This report will seek to analyze some data taken from a personal activity monitor taken by an anonymous individual. Data is collected during the months of October and November, 2012, and includes steps taken per 5 minue interval throughout the day. Variables in the data set include:
if(!file.exists("activity.csv")){
download.file(url = "https://d396qusza40orc.cloudfront.net/repdata%2Fdata%2Factivity.zip", destfile = "activity.zip")
unzip("activity.zip")
}
# Loading Libraries
library(dplyr)
library(knitr)
# Load data
act <- read.csv('activity.csv')
act <- data.frame('steps'=as.integer(act$steps),
'date'=as.Date(act$date),
'interval'=as.integer(act$interval))
Note that the mean is somewhat lower than the median because of the large number of 0’s in the data set.
act_steps <- tapply(act$steps, act$date, sum, na.rm=T)
mean(act_steps)
## [1] 9354.23
median(act_steps)
## [1] 10395
The interval with the highest maximum number of steps is No. 615, with a value of 806.
maximum <- which(act$steps == max(act$steps[!is.na(act$steps)]))
act[maximum,]
## steps date interval
## 16492 806 2012-11-27 615
This is by no means an outlier, as illustrated by the table showing the top 0.05% of other maximum steps per interval
top_001 <- quantile(act$steps, 0.9995, na.rm = T)
kable(act[which(act$steps > top_001),], caption='Top 0.05% max steps per interval', align = "c")
| steps | date | interval | |
|---|---|---|---|
| 3277 | 802 | 2012-10-12 | 900 |
| 4136 | 786 | 2012-10-15 | 835 |
| 10194 | 785 | 2012-11-05 | 925 |
| 14024 | 785 | 2012-11-18 | 1635 |
| 14201 | 789 | 2012-11-19 | 720 |
| 15745 | 785 | 2012-11-24 | 1600 |
| 16487 | 794 | 2012-11-27 | 550 |
| 16492 | 806 | 2012-11-27 | 615 |
This skewing of the data twoard 0 is apparent in the plot of the frequency of steps taken per measurement of each interval:
hist(act$steps, main="Frequency of Steps Taken", xlab="steps", ylab="frequency")
The plot of total steps taken per day shows that, though the vast majority of the measurements are 0, the actual number of steps taken per day is somewhat Gausian:
hist(aggregate(steps ~ date, act, sum)$steps, main ="Sum of Steps per Day", xlab = "Steps per Day")
ptrn <- tapply(act$steps, act$interval, mean, na.rm = T)

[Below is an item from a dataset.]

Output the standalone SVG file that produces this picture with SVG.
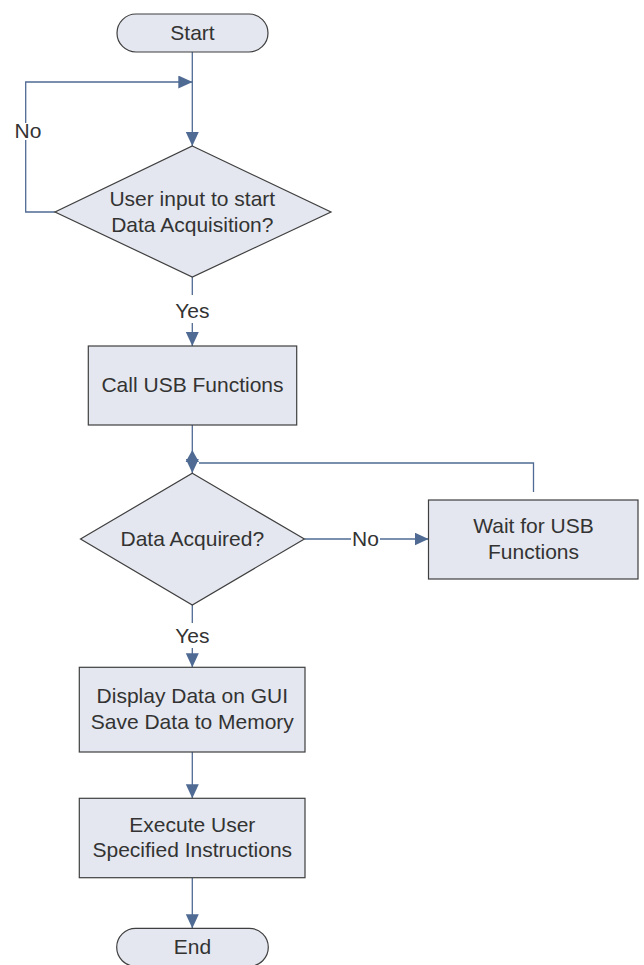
<svg xmlns="http://www.w3.org/2000/svg" width="644" height="965" viewBox="0 0 644 965">
  <defs>
    <marker id="arrow" markerUnits="userSpaceOnUse" markerWidth="14" markerHeight="14" refX="14" refY="6.5" orient="auto">
      <path d="M0,0 L14,6.5 L0,13 Z" fill="#4F6A93"/>
    </marker>
  </defs>
  <style>
    .node { fill: #E4E7EF; stroke: #3F3F3F; stroke-width: 1.2; }
    .conn { fill: none; stroke: #4F6A93; stroke-width: 1.3; }
    text { font-family: "Liberation Sans", Arial, sans-serif; font-size: 21px; fill: #333333; text-anchor: middle; }
  </style>
  <rect width="644" height="965" fill="#FFFFFF"/>

  <g id="connectors">
    <path class="conn" d="M192.3,52 V146" marker-end="url(#arrow)"/>
    <path class="conn" d="M55,212 H25.7 V140"/>
    <path class="conn" d="M25.7,123 V82 H192.3" marker-end="url(#arrow)"/>
    <path class="conn" d="M192.3,277 V295"/>
    <path class="conn" d="M192.3,323 V346" marker-end="url(#arrow)"/>
    <path class="conn" d="M192.3,425 V473" marker-end="url(#arrow)"/>
    <path class="conn" d="M304.4,539 H351"/>
    <path class="conn" d="M380,539 H428.5" marker-end="url(#arrow)"/>
    <path class="conn" d="M533.5,492 V463 H199"/>
    <polygon points="192.3,450 199,462 185.6,462" fill="#4F6A93"/>
    <path class="conn" d="M192.3,605 V623"/>
    <path class="conn" d="M192.3,648 V667.3" marker-end="url(#arrow)"/>
    <path class="conn" d="M192.3,752 V798.3" marker-end="url(#arrow)"/>
    <path class="conn" d="M192.3,878 V928.3" marker-end="url(#arrow)"/>
    <text x="28" y="138">No</text>
    <text x="192.3" y="318">Yes</text>
    <text x="365.5" y="546">No</text>
    <text x="192.3" y="643">Yes</text>
  </g>

  <g id="start">
    <rect class="node" x="117" y="14" width="151" height="38" rx="19" ry="19"/>
    <text x="192.5" y="40">Start</text>
  </g>

  <g id="decision-user-input">
    <polygon class="node" points="192.3,146 331,212 192.3,277 55,212"/>
    <text x="192.3" y="206">User input to start</text>
    <text x="192.3" y="232">Data Acquisition?</text>
  </g>

  <g id="call-usb">
    <rect class="node" x="88.3" y="346" width="208.4" height="79"/>
    <text x="192.5" y="392">Call USB Functions</text>
  </g>

  <g id="decision-data-acquired">
    <polygon class="node" points="192.3,473.3 304.4,539 192.3,605 80.5,539"/>
    <text x="192.3" y="546">Data Acquired?</text>
  </g>

  <g id="wait-usb">
    <rect class="node" x="428.5" y="500" width="209.5" height="79"/>
    <text x="533.5" y="533">Wait for USB</text>
    <text x="533.5" y="559">Functions</text>
  </g>

  <g id="display-save">
    <rect class="node" x="79.3" y="667.3" width="225.7" height="84.7"/>
    <text x="192.3" y="703">Display Data on GUI</text>
    <text x="192.3" y="729">Save Data to Memory</text>
  </g>

  <g id="execute">
    <rect class="node" x="79.3" y="798.3" width="225.7" height="79.4"/>
    <text x="192.3" y="832">Execute User</text>
    <text x="192.3" y="857">Specified Instructions</text>
  </g>

  <g id="end">
    <rect class="node" x="116.7" y="928.3" width="151.6" height="38" rx="19" ry="19"/>
    <text x="192.5" y="954">End</text>
  </g>
</svg>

plot(ptrn, type="l", main = "Fig 3: Daily Activity Pattern", ylab="steps", xlab = "interval")
To impute the missing data by filling with the mean of steps taken per interval:
ags <- aggregate(steps ~ interval, data = act, FUN=mean)
na_fill <- NULL
for(i in 1:nrow(act)) {
replace_rows <- act[i,]
ifelse(is.na(replace_rows$steps),
tmp <- subset(ags, interval == replace_rows$interval)$steps,
tmp <- replace_rows$steps)
na_fill <- c(na_fill, tmp)
}
act_new <- act
act_new$steps <- na_fill
The new mean and median are larger than in the original data set because NA values are now equal to the mean of each interval.
act_new_steps <- tapply(act_new$steps, act_new$date, FUN = sum)
mean(act_new_steps)
## [1] 10766.19
median(act_new_steps)
## [1] 10766.19
This is also visible in the frequency plot for sum of steps per day: the only change is in the central bucket, 1000-1500 steps, because NA values were imputed with mean values.
hist(act_new_steps, main = "New total steps per day", xlab="steps per day")
The daily pattern for weekends is similar to weekdays, but there is more noise. In both daily patterns, there is a large jump in steps taken around the 105th interval, and then a dip for the rest of the day. For weekends, intervals after the 105th interval, contain much more noise. Also, there are generally more steps taken on the weekends.